State spending the only factor supporting economy

State spending the only factor supporting economy

Zero foreign tourists and record job losses will make for grim Q2 numbers

Airline staff members walk through the empty Don Mueang airport on May 26. Thailand officially recorded no foreign tourist arrivals in April, a figure that will be matched in May as the country remains closed to international flights. (Photo by Pattarapong Chatpattarasill)
Airline staff members walk through the empty Don Mueang airport on May 26. Thailand officially recorded no foreign tourist arrivals in April, a figure that will be matched in May as the country remains closed to international flights. (Photo by Pattarapong Chatpattarasill)

The economy got off to a grim start in the first month of the second quarter, with several key indicators the worst on record and state spending the only supporting factor, says a senior central bank official.

With an inbound travel ban in place to contain the coronavirus outbreak, no foreign tourists arrived in April, compared with 3.2 million in the same month last year, said Don Nakornthab, the senior director for economics and policy at the Bank of Thailand.

In the first four months of the year, there were 6.69 million international arrivals, a decrease of 52.2% from a year earlier. Most of those arrivals were in January and February. 

With the inbound flight ban in effect until June 30, two more months of zero arrivals in May and June mean more pain for tourism-related businesses, especially hotels, restaurants and passenger transport.

Meanwhile, the value of merchandise exports in April contracted by 3.3% over the same period last year.

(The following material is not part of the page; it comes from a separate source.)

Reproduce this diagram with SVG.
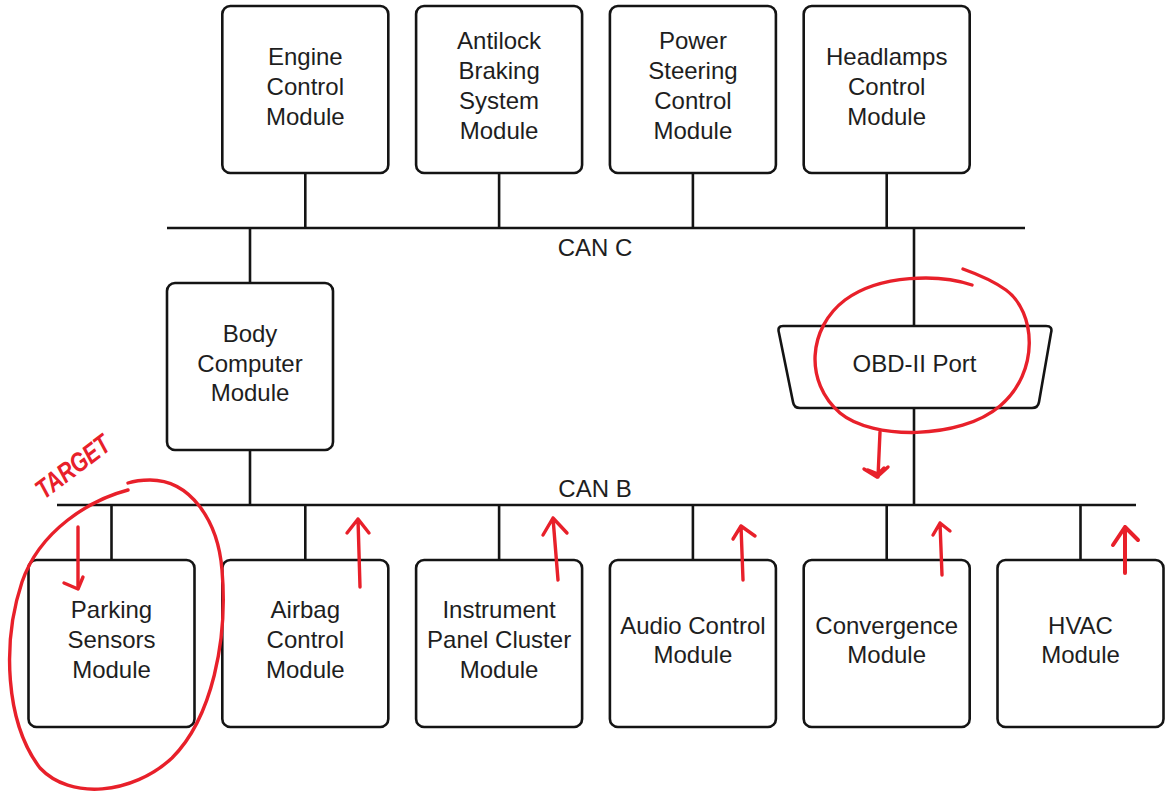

Stripping out the historical value of shipped gold, export value was down 15.9% due to the sharp decline in demand worldwide.

Exports of automobiles and parts slid 49% in April to a record low.

“Thailand’s export contraction is expected to deepen over the next one or two months, crippled by tepid global demand because of the outbreak,” said Mr Don.

Given that import value slumped 17% year-on-year in April, the current account turned to a deficit of US$700,000. However, the country still recorded a current account surplus of $8.9 billion for the four months to April.

Private consumption dipped 15.1% year-on-year, marking a record low. The contraction is seen across spending categories resulting from rising unemployment, lower income and weak consumer confidence, coupled with the postponement of the Songkran festival and lockdown measures.

In April, the consumer confidence and business sentiment indices also recorded all-time lows.

With the government’s 5,000-baht monthly handout to those who lost jobs due to the pandemic, domestic consumption is expected to improve a bit in May, but will still be lower than in May 2019.

The labour market is particularly worrisome as the number of jobless and lay-off claims spiked for those under Section 33  of the Social Security Fund, Mr Don said.

The number of companies registering for temporary business suspension under Section 75 of the Labour Protection Act increased dramatically to 2,406 in April from 445 the previous month, while employees filing under the section surged to 465,218 from 96,264.

Under Section 75 of the Labour Protection Act, an employer is entitled to temporarily cease operations, during which time it must pay employees at least 75% of their regular working-day wages. The government’s easing of the lockdown should help improve the jobless rate going forward.

“Several key economic data contracted to record-low levels in April because of the pandemic. However, government spending was the only one factor supporting the economy,” said Mr Don.

The only thing keeping the economy afloat at the moment is state spending.

Public expenditure excluding transfers continued to expand 28.9% in April from the same period last year. Current expenditure expanded from purchases of goods and services.